--- INPUT MATERIAL ---
○ ○ ○ ○ ○ ○ ○

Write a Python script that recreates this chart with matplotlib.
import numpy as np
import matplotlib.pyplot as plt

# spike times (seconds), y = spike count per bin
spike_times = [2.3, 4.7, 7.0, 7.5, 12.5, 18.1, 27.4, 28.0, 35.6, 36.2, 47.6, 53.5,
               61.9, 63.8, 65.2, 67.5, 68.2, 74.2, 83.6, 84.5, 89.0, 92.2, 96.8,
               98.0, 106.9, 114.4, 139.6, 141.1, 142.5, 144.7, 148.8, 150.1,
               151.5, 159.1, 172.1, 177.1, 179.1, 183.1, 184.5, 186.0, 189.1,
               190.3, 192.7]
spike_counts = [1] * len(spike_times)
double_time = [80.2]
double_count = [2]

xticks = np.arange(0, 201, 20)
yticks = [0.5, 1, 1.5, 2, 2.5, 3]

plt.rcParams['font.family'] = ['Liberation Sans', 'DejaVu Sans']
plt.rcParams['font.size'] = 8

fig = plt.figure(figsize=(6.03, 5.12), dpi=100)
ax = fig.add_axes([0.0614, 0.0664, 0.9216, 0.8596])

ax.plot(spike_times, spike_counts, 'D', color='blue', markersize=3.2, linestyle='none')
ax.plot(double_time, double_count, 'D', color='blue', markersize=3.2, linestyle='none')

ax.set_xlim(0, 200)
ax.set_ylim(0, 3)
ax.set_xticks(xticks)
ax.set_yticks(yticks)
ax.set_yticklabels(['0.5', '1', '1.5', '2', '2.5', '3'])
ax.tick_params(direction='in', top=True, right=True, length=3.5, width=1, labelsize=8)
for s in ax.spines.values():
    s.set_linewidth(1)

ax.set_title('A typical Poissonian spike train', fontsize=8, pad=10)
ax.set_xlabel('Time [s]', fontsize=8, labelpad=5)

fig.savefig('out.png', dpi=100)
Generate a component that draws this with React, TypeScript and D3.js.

○ ○ ○ ○ ○ ○ ○

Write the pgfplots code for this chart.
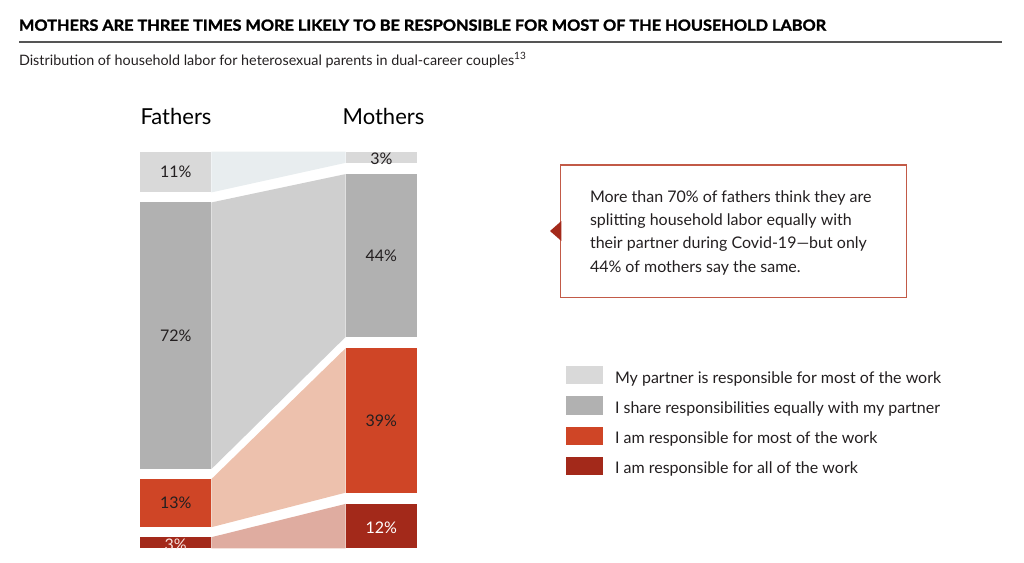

○ ○ ○ ○ ○ ○ ○

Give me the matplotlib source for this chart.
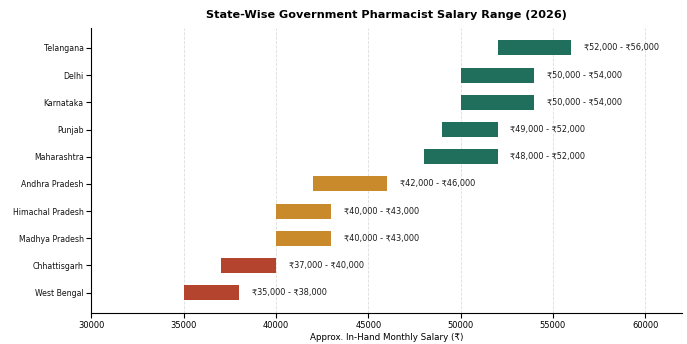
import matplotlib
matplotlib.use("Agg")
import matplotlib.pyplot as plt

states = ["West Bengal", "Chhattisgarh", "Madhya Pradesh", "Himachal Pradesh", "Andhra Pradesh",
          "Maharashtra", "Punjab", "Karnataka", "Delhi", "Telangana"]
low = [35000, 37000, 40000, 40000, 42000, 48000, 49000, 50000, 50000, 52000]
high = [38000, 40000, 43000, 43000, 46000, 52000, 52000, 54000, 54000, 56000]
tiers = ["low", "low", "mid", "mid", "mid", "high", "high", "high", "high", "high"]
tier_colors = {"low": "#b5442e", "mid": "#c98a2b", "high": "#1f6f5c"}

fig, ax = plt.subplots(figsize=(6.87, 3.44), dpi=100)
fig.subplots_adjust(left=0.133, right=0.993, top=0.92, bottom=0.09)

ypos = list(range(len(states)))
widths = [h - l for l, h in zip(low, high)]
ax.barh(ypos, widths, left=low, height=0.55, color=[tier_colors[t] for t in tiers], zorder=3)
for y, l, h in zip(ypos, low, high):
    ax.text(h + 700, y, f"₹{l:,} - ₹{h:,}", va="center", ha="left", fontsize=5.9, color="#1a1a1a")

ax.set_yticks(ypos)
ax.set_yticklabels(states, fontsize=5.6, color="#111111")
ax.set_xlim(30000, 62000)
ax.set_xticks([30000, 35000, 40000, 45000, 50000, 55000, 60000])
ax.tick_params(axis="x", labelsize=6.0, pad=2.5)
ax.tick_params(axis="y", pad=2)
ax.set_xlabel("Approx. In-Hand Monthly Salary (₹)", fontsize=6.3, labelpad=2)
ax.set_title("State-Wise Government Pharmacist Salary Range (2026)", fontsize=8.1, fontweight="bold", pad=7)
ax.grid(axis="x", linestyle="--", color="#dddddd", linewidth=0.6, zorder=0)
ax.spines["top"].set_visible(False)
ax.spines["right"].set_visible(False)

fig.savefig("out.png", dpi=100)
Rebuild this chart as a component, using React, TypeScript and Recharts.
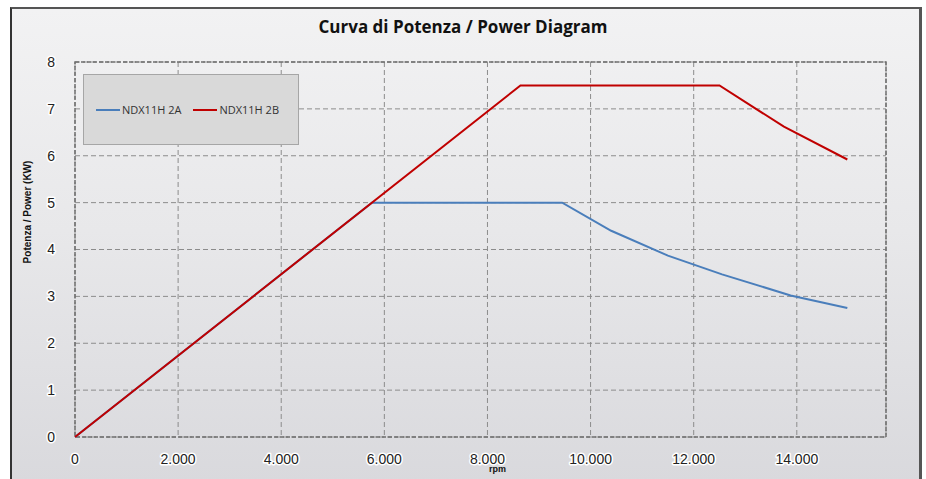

○ ○ ○ ○ ○ ○ ○

--- THE EXERCISE ---
Retype the portion of the data above that starts on the line with "Write a Python" and finishes on the line with "s.set_linewidth(1)", including both of those lines.

--- EXPECTED ANSWER ---
Write a Python script that recreates this chart with matplotlib.
import numpy as np
import matplotlib.pyplot as plt

# spike times (seconds), y = spike count per bin
spike_times = [2.3, 4.7, 7.0, 7.5, 12.5, 18.1, 27.4, 28.0, 35.6, 36.2, 47.6, 53.5,
               61.9, 63.8, 65.2, 67.5, 68.2, 74.2, 83.6, 84.5, 89.0, 92.2, 96.8,
               98.0, 106.9, 114.4, 139.6, 141.1, 142.5, 144.7, 148.8, 150.1,
               151.5, 159.1, 172.1, 177.1, 179.1, 183.1, 184.5, 186.0, 189.1,
               190.3, 192.7]
spike_counts = [1] * len(spike_times)
double_time = [80.2]
double_count = [2]

xticks = np.arange(0, 201, 20)
yticks = [0.5, 1, 1.5, 2, 2.5, 3]

plt.rcParams['font.family'] = ['Liberation Sans', 'DejaVu Sans']
plt.rcParams['font.size'] = 8

fig = plt.figure(figsize=(6.03, 5.12), dpi=100)
ax = fig.add_axes([0.0614, 0.0664, 0.9216, 0.8596])

ax.plot(spike_times, spike_counts, 'D', color='blue', markersize=3.2, linestyle='none')
ax.plot(double_time, double_count, 'D', color='blue', markersize=3.2, linestyle='none')

ax.set_xlim(0, 200)
ax.set_ylim(0, 3)
ax.set_xticks(xticks)
ax.set_yticks(yticks)
ax.set_yticklabels(['0.5', '1', '1.5', '2', '2.5', '3'])
ax.tick_params(direction='in', top=True, right=True, length=3.5, width=1, labelsize=8)
for s in ax.spines.values():
    s.set_linewidth(1)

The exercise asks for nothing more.